Abstract Number: 716 Working Group: Combustion
Abstract It has been shown that a big fraction of the particle number concentration of an engine emission can be in sub – 10 nm size range (Rönkkö et al. 2017). The measurements conducted by Alanen et al. (2015) have indicated that some of these particles have a solid core as small as 2 nm in diameter. In this study, we measured nanoparticle number concentration and mean diameter from a natural gas engine using a modified Airmodus A20 butanol Condensation Particle Counter. In our measurements the particle mean sizes from engine emission were often between 3-6 nm. The mean diameters measured with the modified A20 bCPC agreed with mean particle diameters from SMPS measurement.

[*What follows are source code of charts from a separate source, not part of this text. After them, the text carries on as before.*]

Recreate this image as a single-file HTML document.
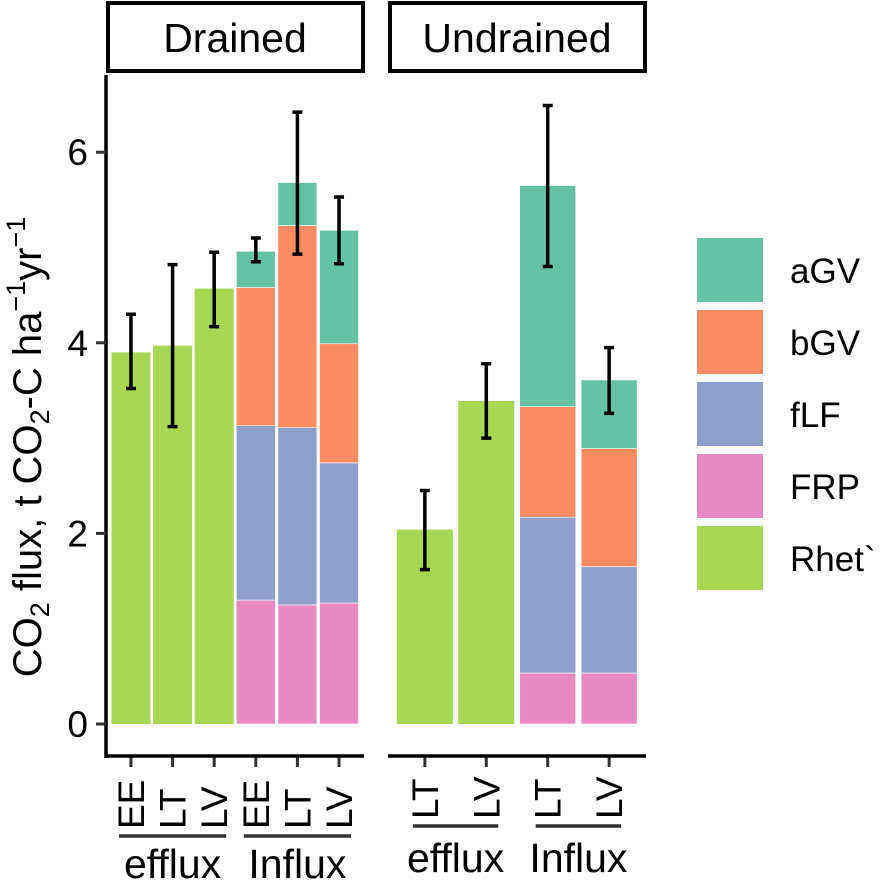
<!DOCTYPE html>
<html><head><meta charset="utf-8"><style>
html,body{margin:0;padding:0;background:#fff;}
svg{display:block;font-family:"Liberation Sans",Arial,sans-serif;}
</style></head><body>
<svg id="chart" width="886" height="881" viewBox="0 0 886 881"></svg>
<script>
const series = ["FRP","fLF","bGV","aGV"];
const colors = {aGV:"#66c2a5",bGV:"#fc8d62",fLF:"#8da0cb",FRP:"#e78ac3",Rhet:"#a6d854"};
// Drained panel
const drainedCats = ["EE","LT","LV","EE","LT","LV"];
const drainedGroups = ["efflux","efflux","efflux","Influx","Influx","Influx"];
const drainedRhet = [3.90,3.97,4.57,0,0,0];
const drainedFRP = [0,0,0,1.30,1.25,1.27];
const drainedFLF = [0,0,0,1.83,1.86,1.47];
const drainedBGV = [0,0,0,1.45,2.12,1.25];
const drainedAGV = [0,0,0,0.38,0.45,1.19];
const drainedErrLo = [3.52,3.12,4.17,4.85,4.93,4.83];
const drainedErrHi = [4.30,4.82,4.95,5.10,6.42,5.53];
// Undrained panel
const undrainedCats = ["LT","LV","LT","LV"];
const undrainedGroups = ["efflux","efflux","Influx","Influx"];
const undrainedRhet = [2.04,3.39,0,0];
const undrainedFRP = [0,0,0.535,0.535];
const undrainedFLF = [0,0,1.635,1.115];
const undrainedBGV = [0,0,1.16,1.24];
const undrainedAGV = [0,0,2.32,0.72];
const undrainedErrLo = [1.62,3.00,4.80,3.26];
const undrainedErrHi = [2.45,3.78,6.49,3.95];
const yTicks = [0,2,4,6];
const legendKeys = ["aGV","bGV","fLF","FRP","Rhet`"];

const svg = document.getElementById('chart');
const NS = "http://www.w3.org/2000/svg";
function el(tag, attrs, parent){const e=document.createElementNS(NS,tag);for(const k in attrs)e.setAttribute(k,attrs[k]);(parent||svg).appendChild(e);return e;}
const y0=724, ppu=95.3;
function y(v){return y0 - v*ppu;}

const panels = [
 {name:"Drained", x0:106, x1:364, cats:drainedCats, groups:drainedGroups, rhet:drainedRhet, stacks:[drainedFRP,drainedFLF,drainedBGV,drainedAGV], lo:drainedErrLo, hi:drainedErrHi, bw:39, groupY:836, labY:878},
 {name:"Undrained", x0:388, x1:646, cats:undrainedCats, groups:undrainedGroups, rhet:undrainedRhet, stacks:[undrainedFRP,undrainedFLF,undrainedBGV,undrainedAGV], lo:undrainedErrLo, hi:undrainedErrHi, bw:56, groupY:826, labY:872}
];
function xc(p,i){const n=p.cats.length;const pad=(p.x1-p.x0)/(n+0.2)*0.6;const step=(p.x1-p.x0-2*pad)/(n-1);return p.x0+pad+i*step;}

panels.forEach((p,pi)=>{
  const g=el('g',{});
  
  
  const s=el('rect',{x:p.x0+2,y:3,width:p.x1-p.x0-3,height:68,fill:'#fff',stroke:'#000','stroke-width':4},g);
  
  
  const st=el('text',{x:(p.x0+p.x1)/2,y:52,'text-anchor':'middle','font-size':41,fill:'#000'},g);st.textContent=p.name;
  
  
  p.cats.forEach((c,i)=>{
    const cx=xc(p,i);
    if(p.rhet[i]>0){
      const r=el('rect',{x:cx-p.bw/2,y:y(p.rhet[i]),width:p.bw,height:p.rhet[i]*ppu,fill:colors.Rhet},g);
      
      
    }
    let acc=0;
    p.stacks.forEach((arr,si)=>{
      const v=arr[i]; if(v<=0) return;
      const r=el('rect',{x:cx-p.bw/2,y:y(acc+v),width:p.bw,height:v*ppu,fill:colors[series[si]],stroke:'#fff','stroke-width':0.6},g);
      
      
      acc+=v;
    });
    const e=el('path',{d:`M${cx-5},${y(p.hi[i])}H${cx+5}M${cx},${y(p.hi[i])}V${y(p.lo[i])}M${cx-5},${y(p.lo[i])}H${cx+5}`,stroke:'#000','stroke-width':3.5,fill:'none'},g);
    
    
    el('line',{x1:cx,x2:cx,y1:757,y2:767,stroke:'#333','stroke-width':3},g);
    const t=el('text',{x:0,y:0,transform:`translate(${cx+13},${829-(pi?10:0)}) rotate(-90)`,'font-size':37,fill:'#000'},g);
    t.textContent=c;
    
    
  });
  el('line',{x1:p.x0,x2:p.x1,y1:756,y2:756,stroke:'#000','stroke-width':3.5},g);
  ["efflux","Influx"].forEach(gn=>{
    const idx=p.groups.map((v,i)=>v===gn?i:-1).filter(i=>i>=0);
    const a=xc(p,idx[0])-12, b=xc(p,idx[idx.length-1])+12;
    el('line',{x1:a,x2:b,y1:p.groupY,y2:p.groupY,stroke:'#333','stroke-width':3.5},g);
    const t=el('text',{x:(a+b)/2,y:p.labY,'text-anchor':'middle','font-size':41,fill:'#000'},g);
    t.textContent=gn;
    
    
  });
});
const ya=el('line',{x1:106,x2:106,y1:75,y2:758,stroke:'#000','stroke-width':3.5});


yTicks.forEach(v=>{
  el('line',{x1:96,x2:106,y1:y(v),y2:y(v),stroke:'#333','stroke-width':3});
  const t=el('text',{x:88,y:y(v)+13,'text-anchor':'end','font-size':37,fill:'#000'});
  t.textContent=v;
  
  
});
const yt=el('text',{transform:'translate(41,447) rotate(-90)','text-anchor':'middle','font-size':40,fill:'#000'});
yt.innerHTML='CO<tspan font-size="27" dy="8">2</tspan><tspan dy="-8"> flux, t CO</tspan><tspan font-size="27" dy="8">2</tspan><tspan dy="-8">-C ha</tspan><tspan font-size="27" dy="-16">\u22121</tspan><tspan dy="16">yr</tspan><tspan font-size="27" dy="-16">\u22121</tspan>';


legendKeys.forEach((k,i)=>{
  const top=238+i*72;
  const r=el('rect',{x:697,y:top,width:66,height:64,fill:colors[k.replace('`','')]});
  
  
  const t=el('text',{x:790,y:top+45,'font-size':35,fill:'#000'});
  t.textContent=k;
  
  
});
</script>
</body></html>
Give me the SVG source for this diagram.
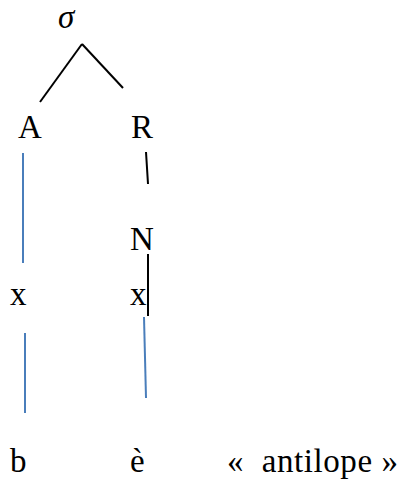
<svg xmlns="http://www.w3.org/2000/svg" width="401" height="480" viewBox="0 0 401 480">
<style>
text{font-family:"Liberation Serif","DejaVu Serif",serif;font-size:33px;fill:#000}
.k{stroke:#000;stroke-width:2;fill:none}
.b{stroke:#4a7ebb;stroke-width:2;fill:none}
</style>
<rect width="401" height="480" fill="#fff"/>
<g id="connectors">
<line class="k" x1="82" y1="44" x2="40" y2="102"/>
<line class="k" x1="82" y1="44" x2="123" y2="88"/>
<line class="b" x1="23" y1="153" x2="23" y2="263"/>
<line class="k" x1="146" y1="152" x2="148" y2="184"/>
<line class="k" x1="148" y1="254" x2="148" y2="316"/>
<line class="b" x1="25" y1="333" x2="25" y2="413"/>
<line class="b" x1="144" y1="317" x2="146" y2="398"/>
</g>
<g id="sigma"><text x="58" y="28" font-style="italic">σ</text></g>
<g id="A"><text x="18" y="138">A</text></g>
<g id="R"><text x="131" y="138">R</text></g>
<g id="N"><text x="130" y="250">N</text></g>
<g id="x1"><text x="10" y="305">x</text></g>
<g id="x2"><text x="130" y="305">x</text></g>
<g id="b"><text x="10" y="472">b</text></g>
<g id="e"><text x="130" y="472">è</text></g>
<g id="gloss"><text x="227" y="472" textLength="171" lengthAdjust="spacing" xml:space="preserve">«  antilope »</text></g>
</svg>
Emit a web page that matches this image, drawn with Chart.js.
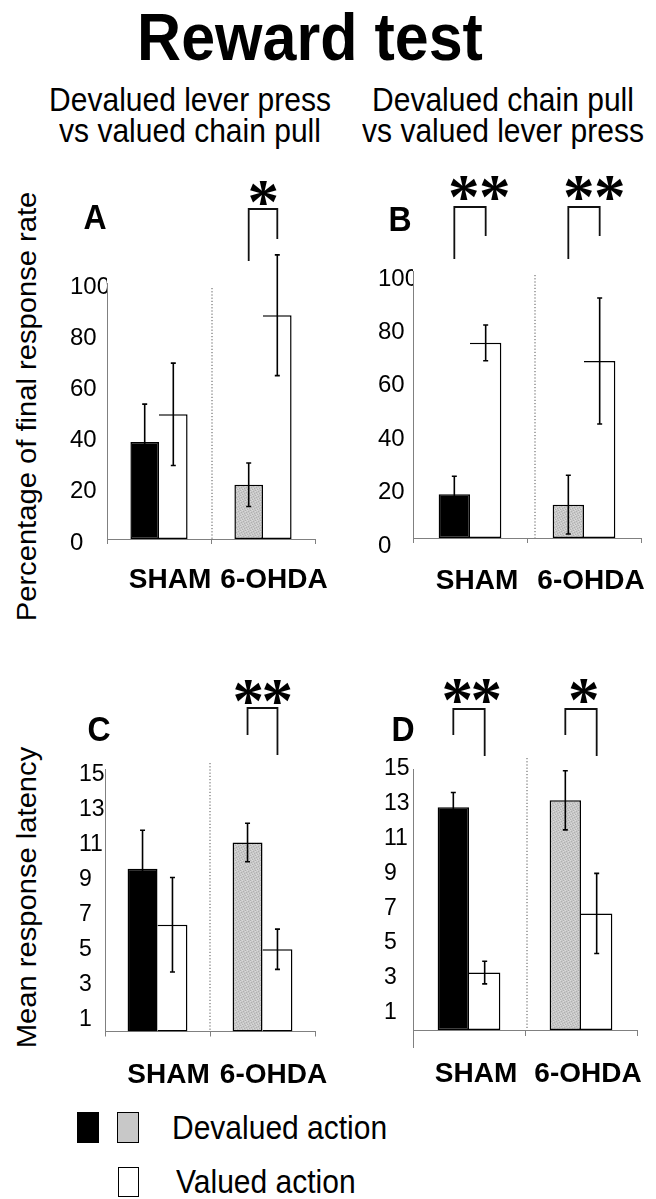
<!DOCTYPE html>
<html>
<head>
<meta charset="utf-8">
<script src="https://cdn.jsdelivr.net/npm/chart.js@4.4.0/dist/chart.umd.min.js"></script>
<style>
html,body{margin:0;padding:0;background:#fff;}
body{width:656px;height:1199px;position:relative;overflow:hidden;font-family:"Liberation Sans",Arial,Helvetica,sans-serif;}
.t{position:absolute;white-space:nowrap;color:#000;line-height:1;}
canvas{position:absolute;}
.box{position:absolute;box-sizing:border-box;}
</style>
</head>
<body>
<canvas id="cA" width="275" height="450" style="left:60px;top:170px"></canvas>
<canvas id="cB" width="288" height="450" style="left:368px;top:170px"></canvas>
<canvas id="cC" width="275" height="440" style="left:60px;top:660px"></canvas>
<canvas id="cD" width="288" height="440" style="left:368px;top:660px"></canvas>
<div class="box" style="left:77px;top:1112px;width:22px;height:31px;background:#000"></div>
<div class="box" id="lgGray" style="left:117px;top:1112px;width:22px;height:31px;background:#c8c8c8;border:1.5px solid #000"></div>
<div class="box" style="left:118px;top:1167px;width:21px;height:30px;background:#fff;border:1.5px solid #000"></div>
<script>
// ---------------- data ----------------
const groups = ['SHAM', '6-OHDA'];
const seriesNames = ['Devalued action', 'Valued action'];
const pctTicks = [0, 20, 40, 60, 80, 100];
const latencyTicks = [1, 3, 5, 7, 9, 11, 13, 15];

// A: devalued lever press vs valued chain pull (% of final response rate)
const rateA_devalued = [37.9, 21.2];
const rateA_devaluedErr = [14.8, 8.5];
const rateA_valued = [48.7, 87.4];
const rateA_valuedErr = [20.0, 23.6];
const sigA = ['', '*'];

// B: devalued chain pull vs valued lever press (% of final response rate)
const rateB_devalued = [16.4, 12.5];
const rateB_devaluedErr = [6.7, 11.0];
const rateB_valued = [73.1, 66.3];
const rateB_valuedErr = [6.7, 23.6];
const sigB = ['**', '**'];

// C: mean response latency
const latC_devalued = [9.3, 10.8];
const latC_devaluedErr = [2.2, 1.1];
const latC_valued = [6.1, 4.7];
const latC_valuedErr = [2.7, 1.15];
const sigC = ['', '**'];

// D: mean response latency
const latD_devalued = [12.8, 13.2];
const latD_devaluedErr = [0.85, 1.7];
const latD_valued = [3.3, 6.7];
const latD_valuedErr = [0.65, 2.3];
const sigD = ['**', '*'];

// ---------------- styling ----------------
const FONT = '"Liberation Sans", Arial, Helvetica, sans-serif';
const STARFONT = '"Liberation Serif", "Times New Roman", serif';
const AXIS = '#808080';

function makeGray(ctx) {
  const c = document.createElement('canvas'); c.width = 5; c.height = 5;
  const g = c.getContext('2d');
  g.fillStyle = '#c8c8c8'; g.fillRect(0, 0, 5, 5);
  g.fillStyle = '#b0b0b0'; [[0,0],[3,1],[1,2],[4,3],[2,4]].forEach(([x,y]) => g.fillRect(x, y, 1, 1));
  g.fillStyle = '#dadada'; [[2,0],[0,1],[3,3],[1,4]].forEach(([x,y]) => g.fillRect(x, y, 1, 1));
  return ctx.createPattern(c, 'repeat');
}

function drawStar(ctx, cx, cy, h) {
  ctx.font = 'bold 100px ' + STARFONT;
  let m = ctx.measureText('*');
  const gh = m.actualBoundingBoxAscent + m.actualBoundingBoxDescent;
  const size = 100 * h / gh;
  ctx.font = 'bold ' + size + 'px ' + STARFONT;
  m = ctx.measureText('*');
  ctx.textAlign = 'left'; ctx.textBaseline = 'alphabetic';
  const x = cx - (m.actualBoundingBoxRight - m.actualBoundingBoxLeft) / 2;
  const y = cy - (m.actualBoundingBoxDescent - m.actualBoundingBoxAscent) / 2;
  ctx.fillStyle = '#000';
  ctx.fillText('*', x, y);
}

function decoPlugin(p) {
  return {
    id: 'deco',
    afterDatasetsDraw(chart) {
      const ctx = chart.ctx, xs = chart.scales.x, ys = chart.scales.y, area = chart.chartArea;
      ctx.save();
      // dotted separator between groups
      const bx = (xs.getPixelForValue(0) + xs.getPixelForValue(1)) / 2 + p.sepDx;
      ctx.strokeStyle = '#555'; ctx.lineWidth = 1; ctx.setLineDash([1.2, 2]);
      ctx.beginPath(); ctx.moveTo(bx, area.top + p.sepTop); ctx.lineTo(bx, ys.getPixelForValue(0)); ctx.stroke();
      ctx.setLineDash([]);
      // error bars
      ctx.strokeStyle = '#000'; ctx.lineWidth = 1.6;
      [[p.dev, p.devErr], [p.val, p.valErr]].forEach(([vals, errs], d) => {
        chart.getDatasetMeta(d).data.forEach((bar, i) => {
          const x = bar.x;
          const y1 = ys.getPixelForValue(vals[i] + errs[i]);
          const y2 = ys.getPixelForValue(vals[i] - errs[i]);
          ctx.beginPath();
          ctx.moveTo(x, y1); ctx.lineTo(x, y2);
          ctx.moveTo(x - 2.5, y1); ctx.lineTo(x + 2.5, y1);
          ctx.moveTo(x - 2.5, y2); ctx.lineTo(x + 2.5, y2);
          ctx.stroke();
        });
      });
      // significance brackets
      ctx.lineWidth = 1.8; ctx.strokeStyle = '#111';
      p.sig.forEach((s, i) => {
        if (!s) return;
        const xl = chart.getDatasetMeta(0).data[i].x;
        const xr = chart.getDatasetMeta(1).data[i].x;
        const yt = area.top + p.br[0];
        ctx.beginPath();
        ctx.moveTo(xl, area.top + p.br[1]); ctx.lineTo(xl, yt); ctx.lineTo(xr, yt); ctx.lineTo(xr, area.top + p.br[2]);
        ctx.stroke();
        const n = s.length, cx = (xl + xr) / 2 + p.starDx[i];
        for (let k = 0; k < n; k++) drawStar(ctx, cx + (k - (n - 1) / 2) * p.starGap, area.top + p.starY, 24);
      });
      ctx.restore();
    }
  };
}

function makePanel(id, p) {
  const canvas = document.getElementById(id);
  const ctx = canvas.getContext('2d');
  const gray = makeGray(ctx);
  const xScale = {
    type: 'category',
    position: p.xPos || 'bottom',
    offset: true,
    grid: { display: true, drawOnChartArea: false, drawTicks: true, tickLength: 5, color: AXIS, lineWidth: 1, offset: true },
    border: { display: true, color: AXIS, width: 1 },
    ticks: { font: { family: FONT, size: 28, weight: 'bold' }, color: '#000', padding: p.xPad, labelOffset: p.xLabelOffset, maxRotation: 0, minRotation: 0, autoSkip: false },
    afterFit(s) { s.paddingLeft = 0; s.paddingRight = 0; if (!p.xPos) s.height = p.xHeight; }
  };
  return new Chart(canvas, {
    type: 'bar',
    data: {
      labels: groups,
      datasets: [
        { label: seriesNames[0], data: p.dev, backgroundColor: ['#000000', gray], borderColor: '#000', borderWidth: 1.5, borderSkipped: false, barPercentage: 1, categoryPercentage: p.catPct },
        { label: seriesNames[1], data: p.val, backgroundColor: '#ffffff', borderColor: '#000', borderWidth: { top: 1.5, right: 1.5, bottom: 1.5, left: 0 }, borderSkipped: false, barPercentage: 1, categoryPercentage: p.catPct }
      ]
    },
    options: {
      responsive: false, animation: false, devicePixelRatio: 1,
      layout: { padding: p.pad },
      plugins: { legend: { display: false }, tooltip: { enabled: false }, title: { display: false } },
      scales: {
        x: xScale,
        y: {
          type: 'linear', min: p.min, max: p.max,
          afterBuildTicks(s) { s.ticks = p.ticks.map(v => ({ value: v })); },
          grid: { display: false },
          border: { display: true, color: AXIS, width: 1 },
          ticks: { font: { family: FONT, size: p.yFont }, color: '#000', crossAlign: 'far', padding: 0, labelOffset: p.yLabelOffset },
          afterFit(s) { s.width = p.yWidth; s.paddingTop = 0; s.paddingBottom = 0; }
        }
      }
    },
    plugins: [decoPlugin(p)]
  });
}

makePanel('cA', {
  dev: rateA_devalued, devErr: rateA_devaluedErr, val: rateA_valued, valErr: rateA_valuedErr, sig: sigA,
  min: 0, max: 100, ticks: pctTicks, yFont: 24, yLabelOffset: 4, yWidth: 37,
  pad: { left: 10, top: 113, right: 20, bottom: 0 }, xHeight: 81, xPad: 19, xLabelOffset: 11, catPct: 0.55,
  sepDx: 1, sepTop: 5, br: [-74, -22, -44], starY: -90, starDx: [0, 0], starGap: 31
});
makePanel('cB', {
  dev: rateB_devalued, devErr: rateB_devaluedErr, val: rateB_valued, valErr: rateB_valuedErr, sig: sigB,
  min: 0, max: 100, ticks: pctTicks, yFont: 24, yLabelOffset: 8, yWidth: 35,
  pad: { left: 10, top: 101, right: 15, bottom: 0 }, xHeight: 82, xPad: 21, xLabelOffset: 7, catPct: 0.55,
  sepDx: 8, sepTop: 4, br: [-64, -12, -35], starY: -83, starDx: [9, 10], starGap: 31
});
makePanel('cC', {
  dev: latC_devalued, devErr: latC_devaluedErr, val: latC_valued, valErr: latC_valuedErr, sig: sigC,
  min: 0, max: 15, ticks: latencyTicks, yFont: 23, yLabelOffset: 6, yWidth: 26,
  pad: { left: 19, top: 109, right: 20, bottom: 0 }, xHeight: 68.5, xPad: 22, xLabelOffset: 11, catPct: 0.57,
  sepDx: 0, sepTop: -6, br: [-61, -34, -14], starY: -77, starDx: [0, 0], starGap: 29
});
makePanel('cD', {
  dev: latD_devalued, devErr: latD_devaluedErr, val: latD_valued, valErr: latD_valuedErr, sig: sigD,
  min: -1, max: 15, ticks: latencyTicks, yFont: 23, yLabelOffset: 0, yWidth: 29,
  pad: { left: 16, top: 109, right: 19, bottom: 52.6 }, xPos: { y: 0 }, xPad: 22, xLabelOffset: 7, catPct: 0.56,
  sepDx: 2, sepTop: -11, br: [-60, -34, -13], starY: -78, starDx: [2.5, 2.5], starGap: 29
});

// ---------------- text ----------------
const mctx = document.createElement('canvas').getContext('2d');
function addText(str, o) {
  const el = document.createElement('div');
  el.className = 't'; el.textContent = str;
  const weight = o.weight || 'normal';
  el.style.fontSize = o.size + 'px'; el.style.fontWeight = weight;
  mctx.font = weight + ' ' + o.size + 'px ' + FONT;
  const w = mctx.measureText(str).width;
  const sx = o.sx || 1, sy = o.sy || 1;
  const baseline = o.cy + 0.358 * o.size * sy;
  const top = baseline - 0.8465 * o.size;
  const left = (o.cx !== undefined) ? o.cx - w / 2 : o.left;
  el.style.left = left + 'px'; el.style.top = top + 'px';
  el.style.transformOrigin = ((o.cx !== undefined) ? w / 2 : 0) + 'px ' + (0.8465 * o.size) + 'px';
  el.style.transform = 'scale(' + sx + ',' + sy + ')';
  document.body.appendChild(el);
}
function addVText(str, o) {
  const el = document.createElement('div');
  el.className = 't'; el.textContent = str;
  el.style.fontSize = o.size + 'px';
  mctx.font = 'normal ' + o.size + 'px ' + FONT;
  const w = mctx.measureText(str).width;
  el.style.left = (o.cx - w / 2) + 'px'; el.style.top = (o.cy - o.size / 2) + 'px';
  el.style.width = w + 'px'; el.style.height = o.size + 'px';
  el.style.transformOrigin = '50% 50%';
  el.style.transform = 'rotate(-90deg) scale(' + (o.sx || 1) + ',1)';
  document.body.appendChild(el);
}

addText('Reward test', { cx: 310, cy: 36.5, size: 61, weight: 'bold', sy: 1.1 });
addText('Devalued lever press', { cx: 190, cy: 100, size: 30, sy: 1.1 });
addText('vs valued chain pull', { cx: 190, cy: 131, size: 30, sy: 1.1 });
addText('Devalued chain pull', { cx: 503, cy: 100, size: 30, sy: 1.1 });
addText('vs valued lever press', { cx: 503, cy: 131, size: 30, sy: 1.1 });
addText('A', { cx: 95, cy: 216, size: 32, weight: 'bold', sy: 1.1 });
addText('B', { cx: 400, cy: 218, size: 32, weight: 'bold', sy: 1.1 });
addText('C', { cx: 99, cy: 728, size: 32, weight: 'bold', sy: 1.1 });
addText('D', { cx: 403, cy: 728, size: 32, weight: 'bold', sy: 1.1 });
addVText('Percentage of final response rate', { cx: 28, cy: 406, size: 27, sx: 1.08 });
addVText('Mean response latency', { cx: 28, cy: 897, size: 27, sx: 1.08 });
addText(seriesNames[0], { left: 172, cy: 1128, size: 30, sy: 1.1 });
addText(seriesNames[1], { left: 176, cy: 1182, size: 30, sy: 1.1 });
</script>
</body>
</html>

The A20 is a laminar, one flow instrument that has 5 nm lower cut-point with factory settings of 1 lpm flow rate, 39oC saturator temperature and 15oC condenser temperature. We have increased the flow rate up to 2.2 lpm, the saturator temperature up to 44oC and lowered the condenser temperature down to 10oC. The increase of flow rate lowers the diffusional losses especially for the smallest particles and the higher temperature difference between the saturator and the condenser increases the highest supersaturation for the n-butanol vapor inside the instrument. This makes it possible to activate and grow smaller particles with smaller losses. The grown particles are detected using light scattering. Every particle creates a pulse that is, in some extent relative to the initial size of the sampled particle (Marti et al. 1996). Smaller particles activate later inside the instrument than the bigger ones and thus have less time to grow. This creates smaller droplets and smaller measured pulses. The instrument was calibrated using silver nanoparticles in the size range of 2.3 nm to 40 nm. The 50% cut-off for silver particles was 3.1 nm, but the instrument was still capable of counting 20% of the 2.3 nm. Airmodus A20 measures the mean pulse width of the optical pulse created by the grown particle inside the CPC within the sampling time of 1 second. It was found that this mean pulse width corresponds nicely with the sample particle size from 3 to 10 nm. If there is no significant signal from particles larger than 10 nm, this information can be used to measure mean size of particles. This new method of using the mean pulse width enables the measurement of particle size and concentration with 1 Hz sample rate. Other instruments capable of measuring size distributions down to 3 nm usually have sample rate of a couple of minutes. In the future this method will be developed further to include full pulse width spectra for aerosol size distribution measurements.
Rönkkö, T. et al.: Traffic is a major source of atmospheric nanocluster aerosol. Proc. Natl. Acad. Sci. U.S.A. Published online July 3, 2017.
Alanen, J., et al.: The formation and physical properties of the particle emissions from a natural gas engine. Fuel, vol 162, 155-161, 2015.
Marti, J. J., Weber, R. J., Saros, M. T., Vasiliou, J. G. & McMurry, P. H. Modification of the TSI 3025 Condensation Particle Counter for Pulse Height Analysis, Aerosol Science and Technology, 25:2, 214-218, 1996.